姜郁反应过来后,目瞪口呆的,第一时间去看南杳。
不是,哥,你在嫂子面前说这种事,真的好么?
“到底是不是?”
“不是。我没有让人弄断他的子……那啥。”
“嗯。”
嗯是什么意思?
陆战却道:“弄断了也没事,他那玩意迟早要惹祸,没了更好。”
姜郁:“我不是,我没有,我真的没有让人阉了他。”
陆战吩咐他好好照顾乔漪,带着南杳又走了。
姜郁追到门边,“我突然想起来,我好像是踹了他一脚。”
陆战额头青筋跳了起来。
“我当时气得狠了,就一脚踹过去,好像挺用力的,但也不至于一脚就踹断了吧?如果真是这样,那他那玩意儿也实在不中用,跟豆腐似的,废了也好。”
“闭嘴!”
在杳杳面前说这些成何体统?
姜郁内心冤枉:不是你先开的头吗?我以为嫂子是荤素不忌的。
“哥,你怎么知道他那东西……坏了?”
陆战搂着南杳的腰,夫妻俩留给他冷漠的背影。
姜郁立即跑上楼,闯进了乔漪的房间,“漪漪,跟你说件事,孟卓变太监了!”
乔漪:??
“不知道他得罪了谁,那东西被人给废了。
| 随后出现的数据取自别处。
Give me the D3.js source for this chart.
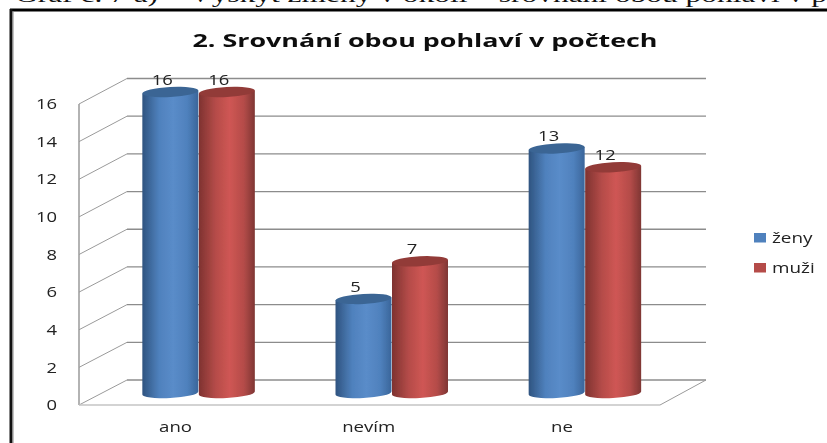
<!DOCTYPE html>
<html><head><meta charset="utf-8">
<script src="https://cdn.jsdelivr.net/npm/d3@7"></script>
<style>html,body{margin:0;padding:0;background:#fff;overflow:hidden}svg{display:block}</style>
</head><body><div id="c"></div>
<script>
const pageHeading = "Graf č. 7 a) – Výskyt změny v okolí – srovnání obou pohlaví v p";
const chartTitle = "2. Srovnání obou pohlaví v počtech";
const categories = ["ano", "nevím", "ne"];
const seriesNames = ["ženy", "muži"];
const zeny = [16, 5, 13];
const muzi = [16, 7, 12];
const yTicks = [0, 2, 4, 6, 8, 10, 12, 14, 16];
const seriesColors = [["#2f5480","#4f81bd","#5a8cc9","#3a659a"],["#7e3230","#b54c49","#cf5654","#7f3634"]];
const capColors = ["#3a6594","#923a38"];

const W = 827, H = 443;
const svg = d3.select("#c").append("svg").attr("width", W).attr("height", H)
  .attr("font-family", "'Open Sans', sans-serif");
const defs = svg.append("defs");
defs.append("filter").attr("id","soft").append("feGaussianBlur").attr("stdDeviation",0.45);
seriesColors.forEach((c,i)=>{
  const g = defs.append("linearGradient").attr("id","g"+i);
  [[0,c[0]],[0.3,c[1]],[0.55,c[2]],[0.8,c[1]],[1,c[3]]].forEach(s=>g.append("stop").attr("offset",s[0]).attr("stop-color",s[1]));
});
// widen glyphs: the reference's text is horizontally stretched
function stretch(sel, k){
  sel.each(function(){
    this.setAttribute("textLength", this.getComputedTextLength()*k);
    this.setAttribute("lengthAdjust","spacingAndGlyphs");
  });
}

// three depth planes of the pseudo-3D plot
const yFront = d3.scaleLinear().domain([0,16]).range([405,104]);
const yBack  = d3.scaleLinear().domain([0,16]).range([380,78.5]);
const yMid   = d3.scaleLinear().domain([0,16]).range([393,92]);
const xFront = [79,660], xBack = [127,706];
const xCat = d3.scaleBand().domain(categories).range([101.5,681]);
const xSer = d3.scaleBand().domain(seriesNames).range([-56,57]);
const catCenter = c => xCat(c) + xCat.bandwidth()/2;
const serCenter = s => xSer(s) + xSer.bandwidth()/2;

// page heading (cropped by the top edge) and frame
svg.append("text").attr("x",15).attr("y",2).attr("font-family","'Liberation Serif',serif")
  .attr("font-size",21).attr("textLength",812).attr("lengthAdjust","spacingAndGlyphs").attr("fill","#111").text(pageHeading);
svg.append("line").attr("x1",10).attr("x2",W).attr("y1",10).attr("y2",10).attr("stroke","#000").attr("stroke-width",3);
svg.append("line").attr("x1",11).attr("x2",11).attr("y1",9).attr("y2",H).attr("stroke","#111").attr("stroke-width",3);
svg.append("line").attr("x1",13).attr("x2",13).attr("y1",11).attr("y2",H).attr("stroke","#888").attr("stroke-width",1);

const plot = svg.append("g").attr("filter","url(#soft)");
plot.append("text").attr("x",425).attr("y",47).attr("text-anchor","middle")
  .attr("font-size",17.5).attr("font-weight",700).attr("fill","#111")
  .attr("textLength",465).attr("lengthAdjust","spacingAndGlyphs").text(chartTitle);

// walls
const wall = plot.append("g").attr("fill","none").attr("stroke","#9a9a9a");
wall.selectAll(".grid").data(yTicks).join("line").attr("class","grid")
  .attr("x1",xBack[0]).attr("x2",xBack[1]).attr("y1",d=>yBack(d)).attr("y2",d=>yBack(d)).attr("stroke","#8c8c8c").attr("stroke-width",1.3);
wall.selectAll(".side").data(yTicks).join("line").attr("class","side")
  .attr("x1",xFront[0]).attr("x2",xBack[0]).attr("y1",d=>yFront(d)).attr("y2",d=>yBack(d));
wall.append("line").attr("x1",xFront[0]).attr("x2",xFront[0]).attr("y1",yFront(16)).attr("y2",yFront(0)).attr("stroke-width",1.5);
wall.append("line").attr("x1",xFront[0]).attr("x2",xFront[1]).attr("y1",yFront(0)).attr("y2",yFront(0)).attr("stroke","#c4c4c4").attr("stroke-width",1.5);
wall.append("line").attr("x1",xFront[1]).attr("x2",xBack[1]).attr("y1",yFront(0)).attr("y2",yBack(0));

// y axis
const axisG = plot.append("g").attr("transform","translate(57,0)")
  .call(d3.axisLeft(yFront).tickValues(yTicks).tickSize(0).tickPadding(0));
axisG.select(".domain").remove();
axisG.selectAll("text").attr("font-size",14.5).attr("font-family","'Open Sans',sans-serif").attr("fill","#222").call(stretch,1.27);

// category labels
plot.selectAll(".cat").data(categories).join("text").attr("class","cat")
  .attr("x",d=>catCenter(d)-22.5).attr("y",432).attr("text-anchor","middle")
  .attr("font-size",14).attr("fill","#222").text(d=>d).call(stretch,1.33);

// bars as cylinders
const rx = 28, ry = 5, tilt = -3;
function cylinder(sel, cx, v, s){
  const top = yMid(v), base = yMid(0);
  const g = sel.append("g");
  g.append("path").attr("d",
    `M${cx-rx},${top+1.4} L${cx-rx},${base+1.4} A${rx},${ry} ${tilt} 0 0 ${cx+rx},${base-1.4} L${cx+rx},${top-1.4} Z`)
    .attr("fill",`url(#g${s})`);
  g.append("ellipse").attr("cx",cx).attr("cy",top).attr("rx",rx).attr("ry",ry)
    .attr("transform",`rotate(${tilt} ${cx} ${top})`).attr("fill",capColors[s]);
}
const bars = plot.append("g");
[muzi, zeny].forEach((vals,k)=>{
  const s = 1-k;
  vals.forEach((v,i)=> cylinder(bars, catCenter(categories[i]) + serCenter(seriesNames[s]), v, s));
});

// value labels
[zeny, muzi].forEach((vals,s)=>{
  plot.selectAll(".v"+s).data(vals).join("text").attr("class","v"+s)
    .attr("x",(d,i)=>catCenter(categories[i])+serCenter(seriesNames[s])-8)
    .attr("y",d=>yMid(d)-7).attr("text-anchor","middle")
    .attr("font-size",14.5).attr("fill","#222").text(d=>d).call(stretch,1.27);
});

// legend
const leg = plot.append("g").selectAll("g").data(seriesNames).join("g")
  .attr("transform",(d,i)=>`translate(754,${233+i*30})`);
leg.append("rect").attr("width",12).attr("height",9.5).attr("fill",(d,i)=>seriesColors[i][1]);
leg.append("text").attr("x",18).attr("y",9.5).attr("font-size",14).attr("fill","#222").text(d=>d).call(stretch,1.35);
</script></body></html>
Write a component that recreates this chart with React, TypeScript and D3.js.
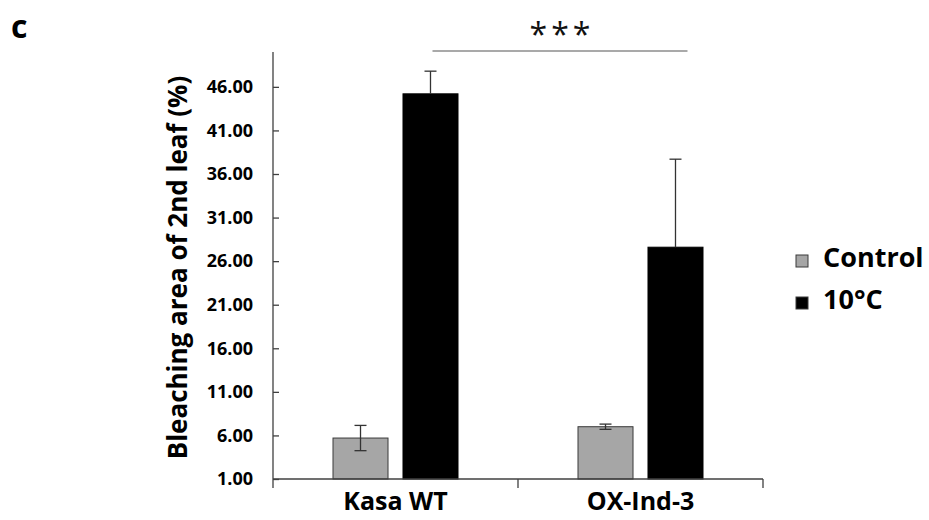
import { useEffect, useRef } from "react";
import * as d3 from "d3";

const categories = ["Kasa WT", "OX-Ind-3"];
const series = ["Control", "10°C"];
const controlValues = [5.7, 7.0];
const controlErrors = [1.45, 0.3];
const coldValues = [45.2, 27.6];
const coldErrors = [2.6, 10.1];
const yTicks = [1, 6, 11, 16, 21, 26, 31, 36, 41, 46];
const significance = "***";

const colors = { Control: "#a6a6a6", "10°C": "#000000" };
const font = "'Open Sans', sans-serif";

export default function App() {
  const ref = useRef<SVGSVGElement>(null);

  useEffect(() => {
    document.body.style.margin = "0";
    const svg = d3.select(ref.current);
    svg.selectAll("*").remove();

    const left = 273;
    const right = 763;
    const top = 52;
    const bottom = 479;

    const y = d3.scaleLinear().domain([1, 50]).range([bottom, top]);
    const x0 = d3.scaleBand().domain(categories).range([left, right]);
    const inset = (x0.bandwidth() - 125) / 2;
    const x1 = d3
      .scaleBand()
      .domain(series)
      .range([inset, inset + 125])
      .paddingInner(0.214);

    const rows = categories.map((c, i) => [
      { cat: c, key: "Control", value: controlValues[i], err: controlErrors[i] },
      { cat: c, key: "10°C", value: coldValues[i], err: coldErrors[i] },
    ]);

    // bars
    const groups = svg
      .selectAll("g.cat")
      .data(rows)
      .enter()
      .append("g")
      .attr("transform", (d) => `translate(${x0(d[0].cat)},0)`);

    groups
      .selectAll("rect")
      .data((d) => d)
      .enter()
      .append("rect")
      .attr("x", (d) => x1(d.key))
      .attr("y", (d) => y(d.value))
      .attr("width", x1.bandwidth())
      .attr("height", (d) => y(1) - y(d.value))
      .attr("fill", (d) => colors[d.key])
      .attr("stroke", (d) => (d.key === "Control" ? "#3a3a3a" : "#000"))
      .attr("stroke-width", 1);

    // error bars
    const eb = groups
      .selectAll("g.err")
      .data((d) => d)
      .enter()
      .append("g")
      .attr("stroke", "#333")
      .attr("stroke-width", 1.3);
    const cx = (d) => x1(d.key) + x1.bandwidth() / 2;
    eb.append("line")
      .attr("x1", cx)
      .attr("x2", cx)
      .attr("y1", (d) => y(d.value + d.err))
      .attr("y2", (d) => (d.key === "Control" ? y(d.value - d.err) : y(d.value)));
    eb.append("line")
      .attr("x1", (d) => cx(d) - 6)
      .attr("x2", (d) => cx(d) + 6)
      .attr("y1", (d) => y(d.value + d.err))
      .attr("y2", (d) => y(d.value + d.err));
    eb.filter((d) => d.key === "Control")
      .append("line")
      .attr("x1", (d) => cx(d) - 6)
      .attr("x2", (d) => cx(d) + 6)
      .attr("y1", (d) => y(d.value - d.err))
      .attr("y2", (d) => y(d.value - d.err));

    // y axis
    const yAxis = svg
      .append("g")
      .attr("transform", `translate(${left},0)`)
      .call(
        d3
          .axisLeft(y)
          .tickValues(yTicks)
          .tickSize(-6)
          .tickPadding(20)
          .tickFormat(d3.format(".2f"))
      );
    yAxis.select(".domain").attr("stroke", "#404040").attr("stroke-width", 1.3)
      .attr("d", `M0,${top}V${bottom}`);
    yAxis.selectAll(".tick line").attr("stroke", "#404040").attr("stroke-width", 1.3);
    yAxis
      .selectAll(".tick text")
      .style("font-family", font)
      .style("font-size", "18px")
      .style("font-weight", "bold")
      .attr("fill", "#000");

    // x axis
    const xAxis = svg
      .append("g")
      .attr("transform", `translate(0,${bottom})`);
    xAxis
      .append("line")
      .attr("x1", left)
      .attr("x2", right)
      .attr("stroke", "#404040")
      .attr("stroke-width", 1.3);
    xAxis
      .selectAll("line.sep")
      .data([left, ...categories.map((c) => x0(c) + x0.bandwidth())])
      .enter()
      .append("line")
      .attr("x1", (d) => d)
      .attr("x2", (d) => d)
      .attr("y1", 0)
      .attr("y2", 9)
      .attr("stroke", "#404040")
      .attr("stroke-width", 1.3);
    xAxis
      .selectAll("text")
      .data(categories)
      .enter()
      .append("text")
      .attr("x", (d) => x0(d) + x0.bandwidth() / 2)
      .attr("y", 31)
      .attr("text-anchor", "middle")
      .style("font-family", font)
      .style("font-size", "25px")
      .style("font-weight", "bold")
      .text((d) => d);

    // y label
    svg
      .append("text")
      .attr("transform", `translate(187,${(top + bottom) / 2 + 2}) rotate(-90)`)
      .attr("text-anchor", "middle")
      .style("font-family", font)
      .style("font-size", "26px")
      .style("font-weight", "bold")
      .text("Bleaching area of 2nd leaf (%)");

    // significance
    const sx1 = x0(categories[0]) + x1("10°C") + x1.bandwidth() / 2;
    const sx2 = x0(categories[1]) + x1("10°C") + x1.bandwidth() / 2;
    svg
      .append("line")
      .attr("x1", sx1 + 2)
      .attr("x2", sx2 + 12)
      .attr("y1", 51)
      .attr("y2", 51)
      .attr("stroke", "#555")
      .attr("stroke-width", 1.2);
    svg
      .append("text")
      .attr("x", (sx1 + sx2) / 2 + 9)
      .attr("y", 46)
      .attr("text-anchor", "middle")
      .style("font-family", font)
      .style("font-size", "32px")
      .style("letter-spacing", "4px")
      .attr("fill", "#111")
      .text(significance);

    // legend
    const legend = svg
      .selectAll("g.legend")
      .data(series)
      .enter()
      .append("g")
      .attr("transform", (d, i) => `translate(796,${255 + i * 42})`);
    legend
      .append("rect")
      .attr("width", 12)
      .attr("height", 12)
      .attr("fill", (d) => colors[d])
      .attr("stroke", "#3a3a3a");
    legend
      .append("text")
      .attr("x", 27)
      .attr("y", 12)
      .style("font-family", font)
      .style("font-size", "27px")
      .style("font-weight", "bold")
      .text((d) => d);

    // panel label
    svg
      .append("text")
      .attr("x", 11)
      .attr("y", 38)
      .style("font-family", font)
      .style("font-size", "32px")
      .style("font-weight", "bold")
      .text("c");
  }, []);

  return <svg ref={ref} width={929} height={520} style={{ display: "block", background: "#fff" }} />;
}
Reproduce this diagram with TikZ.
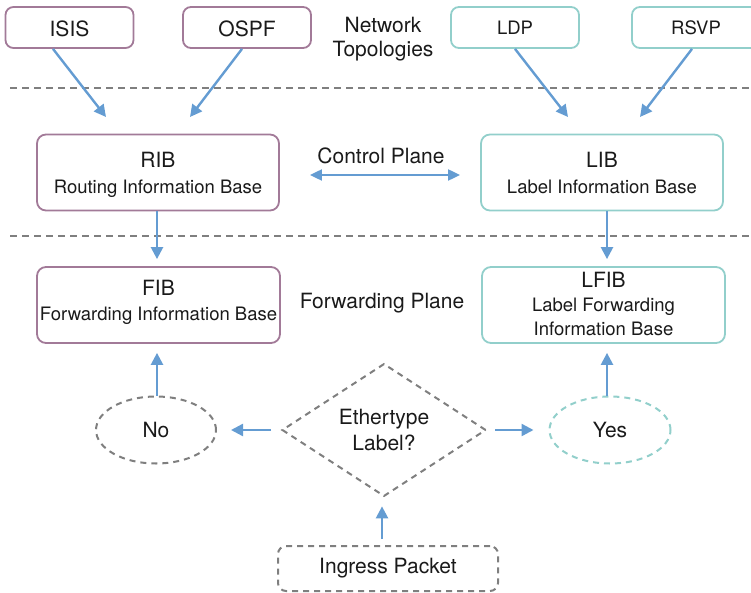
\documentclass[tikz,border=0pt]{standalone}
\usepackage{fontspec}
\setmainfont{TeX Gyre Heros}
\usetikzlibrary{arrows.meta,shapes.geometric,calc}

\definecolor{ribline}{HTML}{A27A98}
\definecolor{libline}{HTML}{92CFCB}
\definecolor{flow}{HTML}{649CD2}
\definecolor{dashgray}{HTML}{7F7F7F}
\definecolor{ink}{HTML}{1A1A1A}

\newcommand\lgtxt{\fontsize{21}{26}\selectfont}
\newcommand\smtxt{\fontsize{18.5}{24}\selectfont}

\tikzset{
  txt/.style={text=ink, align=center, inner sep=0pt},
  proto/.style={txt, draw, line width=1.8pt, rounded corners=8pt,
    minimum width=128pt, minimum height=41pt},
  infobox/.style={txt, draw, line width=1.8pt, rounded corners=9pt,
    minimum width=242pt, minimum height=76pt},
  decision/.style={txt, draw=dashgray, line width=2pt, dash pattern=on 6pt off 5pt},
  flowarrow/.style={draw=flow, line width=2.4pt, -{Triangle[length=12pt,width=12pt]}},
  separator/.style={draw=dashgray, line width=2.2pt, dash pattern=on 7pt off 5pt},
}

\begin{document}
\begin{tikzpicture}[x=1pt,y=-1pt]
\useasboundingbox (0,0) rectangle (751,593);
\clip (0,0) rectangle (751,593);

% plane separators
\draw[separator] (10,88) -- (751,88);
\draw[separator] (10,236) -- (751,236);

% routing protocols and label protocols
\node[proto, draw=ribline, font=\lgtxt, text height=18.5pt] (isis) at (69.5,27.5) {ISIS};
\node[proto, draw=ribline, font=\lgtxt, text height=18.5pt] (ospf) at (247,27.5) {OSPF};
\node[txt, font=\fontsize{21}{24}\selectfont] (topo) at (383,39.5) {Network\\Topologies};
\node[proto, draw=libline, font=\smtxt] (ldp) at (515,27.5) {LDP};
\node[proto, draw=libline, font=\smtxt] (rsvp) at (696,27.5) {RSVP};

% control plane
\node[infobox, draw=ribline, font=\lgtxt, text depth=0pt] (rib) at (158,172.5)
  {RIB\\\smtxt Routing Information Base};
\node[infobox, draw=libline, font=\lgtxt, text depth=0pt] (lib) at (602,172.5)
  {LIB\\\smtxt Label Information Base};
\node[txt, font=\lgtxt] (ctrl) at (381,155.5) {Control Plane};

% forwarding plane
\node[infobox, draw=ribline, minimum width=243pt, font=\fontsize{21}{25}\selectfont,
  text depth=10pt] (fib) at (158.5,305)
  {FIB\\\smtxt Forwarding Information Base};
\node[infobox, draw=libline, minimum width=243pt, font=\fontsize{21}{24}\selectfont,
  text depth=3pt] (lfib) at (603.5,305)
  {LFIB\\\smtxt Label Forwarding\\\smtxt Information Base};
\node[txt, font=\lgtxt] (fwd) at (382,303.5) {Forwarding Plane};

% packet decision
\node[decision, shape=diamond, minimum width=204pt, minimum height=124pt,
  font=\lgtxt, text depth=1pt] (dia) at (384,430) {Ethertype\\Label?};
\node[decision, shape=ellipse, minimum width=120pt, minimum height=67pt,
  font=\lgtxt] (no) at (156,430) {No};
\node[decision, draw=libline, shape=ellipse, minimum width=121pt, minimum height=67pt,
  font=\lgtxt] (yes) at (610,430) {Yes};
\node[decision, rounded corners=8pt, minimum width=220pt, minimum height=45pt,
  font=\lgtxt] (ing) at (388,568.5) {Ingress Packet};

% free ends of the protocol arrows
\coordinate (isisend) at (106,117);
\coordinate (ospfend) at (190,117);
\coordinate (ldpend) at (568,117);
\coordinate (rsvpend) at (640,117);

\draw[flowarrow] ($(isis.south)+(-16.5,0)$) -- (isisend);
\draw[flowarrow] ($(ospf.south)+(-5,0)$) -- (ospfend);
\draw[flowarrow] (ldp.south) -- (ldpend);
\draw[flowarrow] ($(rsvp.south)+(-4,0)$) -- (rsvpend);

\draw[flowarrow, line width=2pt,
  {Triangle[length=12pt,width=11pt]}-{Triangle[length=12pt,width=11pt]}]
  ($(rib.east)+(30,2.5)$) -- ($(lib.west)+(-20,2.5)$);

\draw[flowarrow, shorten >=7pt] ([xshift=-1pt]rib.south) -- ([xshift=-1.5pt]fib.north);
\draw[flowarrow, shorten >=7pt] ([xshift=5pt]lib.south) -- ([xshift=3.5pt]lfib.north);

\draw[flowarrow, shorten >=9pt] ([xshift=1pt]no.north) -- ([xshift=1pt]no.north |- fib.south);
\draw[flowarrow, shorten >=9pt] ([xshift=-3pt]yes.north) -- ([xshift=-3pt]yes.north |- lfib.south);

\draw[flowarrow, shorten <=10pt, shorten >=14pt] (dia.west) -- (no.east);
\draw[flowarrow, shorten <=8pt, shorten >=15pt] (dia.east) -- (yes.west);
\draw[flowarrow, shorten <=6pt, shorten >=9pt] ([xshift=-2pt]dia.south |- ing.north) -- ([xshift=-2pt]dia.south);
\end{tikzpicture}
\end{document}
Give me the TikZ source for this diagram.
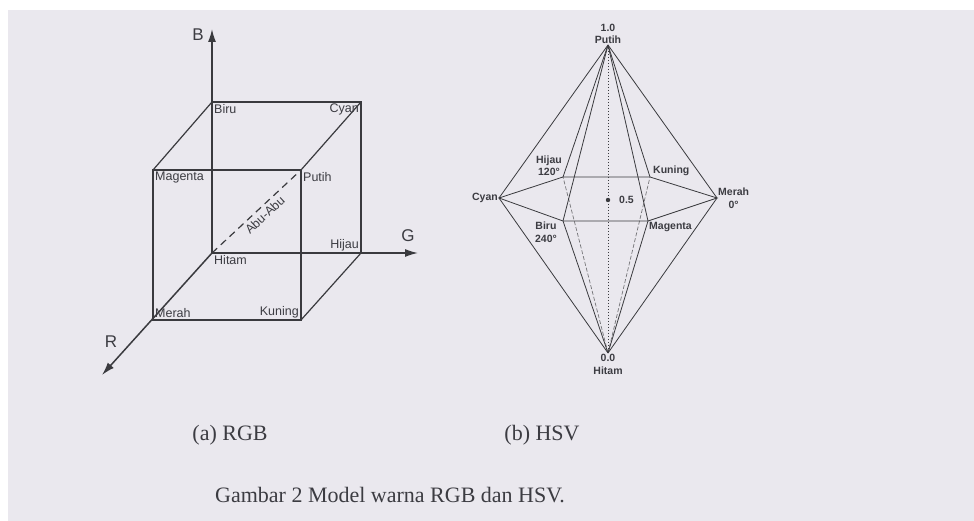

”
“昨晚不是你让人教训他的?”
“我是让人打他,但是没让打断他那东西。”
乔漪眉头皱了起来,“他是孟家的人,现在出事,肯定会查到你身上。”
姜郁一点没有担心,反而眼睛亮晶晶地看着她。
“干嘛?”
他上前拉住乔漪的手,笑容灿烂,“漪漪,你在关心我?”
乔漪一把甩开他的手,“滚蛋!”
孟卓那东西没用了,南杳后来也从许易的口中得知了。
孟卓被送到许易任职的医院时,整个人像是沐浴在血泊中,格外渗人。